Водитель маршрутки на почти пустой улице резко берет вправо, к обочине. Российский флажок на лобовом стекле согласно кивает в такт. Новое негласное правило – мы уступаем дорогу «Уралу» с военными. Так теперь делают все порядочные люди. В разгар боев пожилые женщины крестили вслед проезжающие грузовики с военными….
К слову, гаишников большинство дончан не видели месяцами, поэтому теперь на дороге нужно полагаться только на свою совесть.
Бензиновый кризис, накрывший Донецк, похоже, затянулся. Топлива (кроме солярки и газа) критически мало, даже по спекулятивным ценам. Автолюбители координируются по утрам, перекликаясь в Интернете, сообщая о точках, куда подвезли 92-й и 95-й. При этом в транспортном потоке взгляд постоянно цепляется за проезжающие бензовозы.
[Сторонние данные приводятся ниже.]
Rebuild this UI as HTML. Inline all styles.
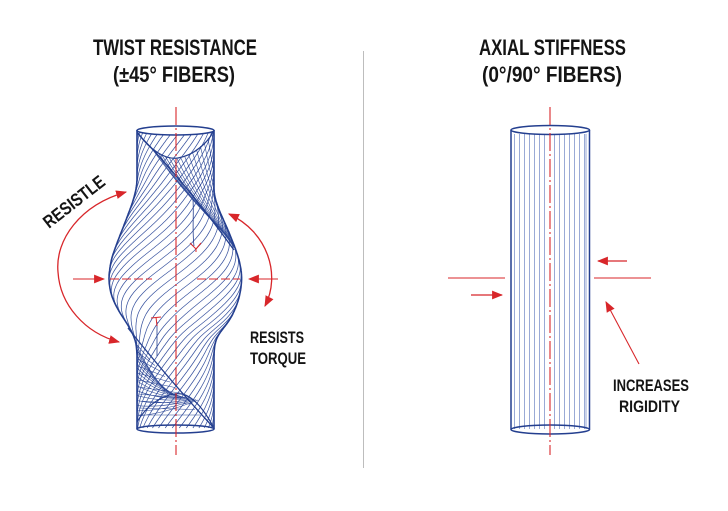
<!DOCTYPE html>
<html><head><meta charset="utf-8"><style>
html,body{margin:0;padding:0;background:#fff;}
body{width:728px;height:511px;overflow:hidden;}
svg{display:block;}
text{font-family:"Liberation Sans",sans-serif;font-weight:bold;fill:#141414;}
</style></head><body>
<svg id="s" width="728" height="511" viewBox="0 0 728 511" xmlns="http://www.w3.org/2000/svg">
<defs>
<marker id="ah" viewBox="0 0 10 8" refX="9" refY="4" markerWidth="11" markerHeight="9" markerUnits="userSpaceOnUse" orient="auto-start-reverse">
<path d="M0,0 L10,4 L0,8 z" fill="#d8262a"/>
</marker>
<clipPath id="cp"><path id="cpp" d="M137,128 L214,128 L214,430 L137,430 z"/></clipPath>
</defs>

<!-- divider -->
<line x1="363.5" y1="51" x2="363.5" y2="468" stroke="#bdbdbd" stroke-width="1"/>

<!-- titles -->
<text x="93" y="55" font-size="22" textLength="164" lengthAdjust="spacingAndGlyphs">TWIST RESISTANCE</text>
<text x="113" y="82" font-size="22" textLength="122" lengthAdjust="spacingAndGlyphs">(±45° FIBERS)</text>
<text x="479" y="55" font-size="22" textLength="147" lengthAdjust="spacingAndGlyphs">AXIAL STIFFNESS</text>
<text x="482" y="82" font-size="22" textLength="140" lengthAdjust="spacingAndGlyphs">(0°/90° FIBERS)</text>

<!-- LEFT: twisted cylinder -->
<g clip-path="url(#cp)">
<g id="fib" stroke="#3b55a0" stroke-width="0.75" fill="none"></g>
<g id="rib" stroke="#2f4a98" stroke-width="0.6" fill="none"></g>
</g>
<g id="outl" stroke="#243f8f" stroke-width="1.6" fill="none"></g>
<g stroke="#243f8f" fill="none">
<ellipse cx="175.5" cy="130.5" rx="38.5" ry="4.5" stroke-width="1.5" fill="#fff"/>
<path d="M138,133 C150,150 165,160 178,158 C195,155 208,142 213,132" stroke-width="1.3"/>
<path d="M138,134 Q185,182 234,250" stroke-width="1.3"/>
<path d="M128,328 Q165,375 213,427" stroke-width="1.3"/>
<path d="M137,422 C150,400 170,392 182,394 C195,397 205,412 213,426" stroke-width="1.2"/>
<ellipse cx="175.5" cy="429" rx="38.5" ry="4" stroke-width="1.5"/>
<path d="M193,200 C194,215 192,230 194,246" stroke-width="0.8"/>
<path d="M157,322 L157,356" stroke-width="0.8"/>
</g>
<!-- small red marks -->
<g stroke="#d8262a" stroke-width="1" fill="none">
<path d="M190,243 L196,249 L201,243 M196,249 L196,252"/>
<path d="M151,318 L161,317 M156,317 L157,326"/>
</g>
<!-- left axis -->
<line x1="176" y1="107" x2="176" y2="455" stroke="#d8262a" stroke-width="1.1" stroke-dasharray="18 3 2 3"/>
<!-- horizontal dashed -->
<g stroke="#d8262a" stroke-width="1.1">
<line x1="110" y1="279" x2="152" y2="279" stroke-dasharray="9 3"/>
<line x1="197" y1="279" x2="240" y2="279" stroke-dasharray="9 3"/>
<line x1="73" y1="279" x2="104" y2="279" marker-end="url(#ah)"/>
<line x1="278" y1="279" x2="249" y2="279" marker-end="url(#ah)"/>
</g>
<g stroke="#d8262a" stroke-width="1.3" fill="none">
<path d="M126,192 C80,205 55,240 58,272 C60,305 85,333 119,342" marker-start="url(#ah)" marker-end="url(#ah)"/>
<path d="M265,306 C281,275 268,232 229,214" marker-start="url(#ah)" marker-end="url(#ah)"/>
</g>
<text transform="translate(49,229) rotate(-38)" font-size="18" textLength="73" lengthAdjust="spacingAndGlyphs">RESISTLE</text>
<text x="250" y="343" font-size="17" textLength="54" lengthAdjust="spacingAndGlyphs">RESISTS</text>
<text x="250" y="364" font-size="17" textLength="56" lengthAdjust="spacingAndGlyphs">TORQUE</text>

<!-- RIGHT: straight cylinder -->
<g id="stripes" stroke="#8fa1d2" stroke-width="0.9"></g>
<g stroke="#243f8f" stroke-width="1.5" fill="none">
<line x1="511" y1="130" x2="511" y2="429.5"/>
<line x1="589.5" y1="130" x2="589.5" y2="429.5"/>
<ellipse cx="550.25" cy="130" rx="39.25" ry="4.5" fill="#fff"/>
<ellipse cx="550.25" cy="429.5" rx="39.25" ry="4.5"/>
</g>
<line x1="550" y1="107" x2="550" y2="455" stroke="#d8262a" stroke-width="1.1" stroke-dasharray="18 3 2 3"/>
<g stroke="#d8262a" stroke-width="1.1">
<line x1="448" y1="278" x2="505" y2="278"/>
<line x1="594" y1="278" x2="651" y2="278"/>
<line x1="627" y1="261" x2="598" y2="261" stroke-width="1.3" marker-end="url(#ah)"/>
<line x1="471" y1="295" x2="502" y2="295" stroke-width="1.3" marker-end="url(#ah)"/>
<line x1="639" y1="364" x2="606" y2="302" marker-end="url(#ah)"/>
</g>
<text x="613" y="391" font-size="17" textLength="76" lengthAdjust="spacingAndGlyphs">INCREASES</text>
<text x="619" y="412" font-size="17" textLength="61" lengthAdjust="spacingAndGlyphs">RIGIDITY</text>
</svg>
<script>
(function(){
var NS="http://www.w3.org/2000/svg";
function P(g,d){var p=document.createElementNS(NS,"path");p.setAttribute("d",d);document.getElementById(g).appendChild(p);}
var L=[[128,137],[185,137],[200,133.5],[220,126],[243,117],[260,111],[279,108.5],[295,111],[310,118],[325,128],[338,135],[350,137],[430,137]];
var R=[[128,214],[195,214],[210,219],[230,228],[250,236],[265,240.5],[279,242],[295,240],[310,235],[323,228],[333,219],[342,215],[352,214],[430,214]];
function lin(A,y){for(var i=0;i<A.length-1;i++){if(y<=A[i+1][0]){var t=(y-A[i][0])/(A[i+1][0]-A[i][0]);return A[i][1]+t*(A[i+1][1]-A[i][1]);}}return A[A.length-1][1];}
var Y0=128,Y1=430,xl=[],xr=[];
for(var y=Y0;y<=Y1;y++){xl.push(lin(L,y));xr.push(lin(R,y));}
function sm(a,w){var o=[];for(var i=0;i<a.length;i++){var s=0,n=0;for(var j=i-w;j<=i+w;j++){var k=Math.min(a.length-1,Math.max(0,j));s+=a[k];n++;}o.push(s/n);}return o;}
var sl=sm(xl,7),sr=sm(xr,7);
// outline + clip
var dl="",dr="",cl="",crr="";
for(var k=2;k<sl.length-1;k++){var yy=Y0+k;dl+=(k==2?"M":"L")+sl[k].toFixed(1)+","+yy+" ";dr+=(k==2?"M":"L")+sr[k].toFixed(1)+","+yy+" ";}
P("outl",dl);P("outl",dr);
var cp="M"+sl[0].toFixed(1)+","+Y0;
for(var k1=0;k1<sl.length;k1++){cp+=" L"+sl[k1].toFixed(1)+","+(Y0+k1);}
for(var k1b=sr.length-1;k1b>=0;k1b--){cp+=" L"+sr[k1b].toFixed(1)+","+(Y0+k1b);}
cp+=" Z";
document.getElementById("cpp").setAttribute("d",cp);
// helical fibers (front side)
var d="",N=34,w=-0.02;
for(var i=0;i<N;i++){
 var ph=2*Math.PI*i/N,pen=false;
 for(var y2=Y0+4;y2<=Y1-2;y2+=1){
  var k2=y2-Y0,c=(sl[k2]+sr[k2])/2,r=(sr[k2]-sl[k2])/2,th=ph+w*(y2-Y0);
  if(Math.cos(th)>0.02){var x=c+r*Math.sin(th);d+=(pen?"L":"M")+x.toFixed(1)+","+y2+" ";pen=true;}else pen=false;
 }
}
P("fib",d);
// top ribbon
var dt="";
for(var k3=0;k3<=16;k3++){var t=k3/16,sx=150+t*62,sy=132+27*Math.sin(Math.PI*(sx-137)/77),ex=222+t*12,ey=230+t*18;
 var qx=(sx+ex)/2-4,qy=(sy+ey)/2+4;
 dt+="M"+sx.toFixed(1)+","+sy.toFixed(1)+" Q"+qx.toFixed(1)+","+qy.toFixed(1)+" "+ex.toFixed(1)+","+ey.toFixed(1)+" ";}
P("rib",dt);
// bottom ribbon
var db="";
for(var k4=0;k4<=16;k4++){var t2=k4/16,sx2=131+t2*6,sy2=332+t2*84,ex2=168+t2*30,ey2=394+t2*6;
 var qx2=(sx2+ex2)/2-4,qy2=(sy2+ey2)/2+6;
 db+="M"+sx2.toFixed(1)+","+sy2.toFixed(1)+" Q"+qx2.toFixed(1)+","+qy2.toFixed(1)+" "+ex2.toFixed(1)+","+ey2.toFixed(1)+" ";}
for(var k5=0;k5<=10;k5++){var t3=k5/10,ax=137+t3*2,ay=345+t3*70,bx=150+t3*50,by=360+t3*55;
 db+="M"+ax.toFixed(1)+","+ay.toFixed(1)+" L"+bx.toFixed(1)+","+by.toFixed(1)+" ";}
P("rib",db);
// right stripes
var ds="";
for(var m=0;m<14;m++){var sxx=519.5+5*m; if(Math.abs(sxx-549.5)<1)continue; ds+="M"+sxx+",134 L"+sxx+",429 ";}
ds+="M514.5,134 L514.5,429 M586,134 L586,429 ";
P("stripes",ds);
})();
</script>
</body></html>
Дончане понимающе шепчутся: «Топливо всегда исчезает перед наступлением».
Зато в магазинах блокадного мегаполиса заметно прибавилось долгожданной российской продукции. Пустые полки, прозванные в народе «ребрами кита», потихоньку заполняются. Видеокамеры охраны в супермаркете выхватывают очередных «экскурсантов»: покупатели, как зачарованные, шатаются между рядами, вертят в руках постное масло, консервы и стиральный порошок.
Улыбаются, убедившись, что из России, фотографируют на телефоны.
Ценники стали двойными, появились мультивалютные кассы. В магазинах стараются не брать гривневую мелочь, но ею же всучить сдачу готовы всегда.
Модный тренд прошлой недели – выкладывать в сети фото бабушкиной пенсии, впервые выданной в рублях. Город наполняют страшные слухи, что «деревянных» на всех не хватит. И уже заранее появились обиженные.
За радостные вести хватаются как за соломинку, которая, возможно, станет мостом к тому, о чем мечтали давно и за что пропитали собственной кровью родную землю.
Глухой рокот залпов и взрывы где-то за городом никто из тех, кто пережил здесь август или зиму, не воспринимает трагично. Посмеиваются и успокаивают приехавших: «Учения! Разминирование! Вы что, новости не смотрите?».
Те, кто пережил яростные бомбежки Донецка и срыв «первых Минских», уверены: перемирие – это не навсегда. Тем выше цена любого счастливого момента в осажденном городе.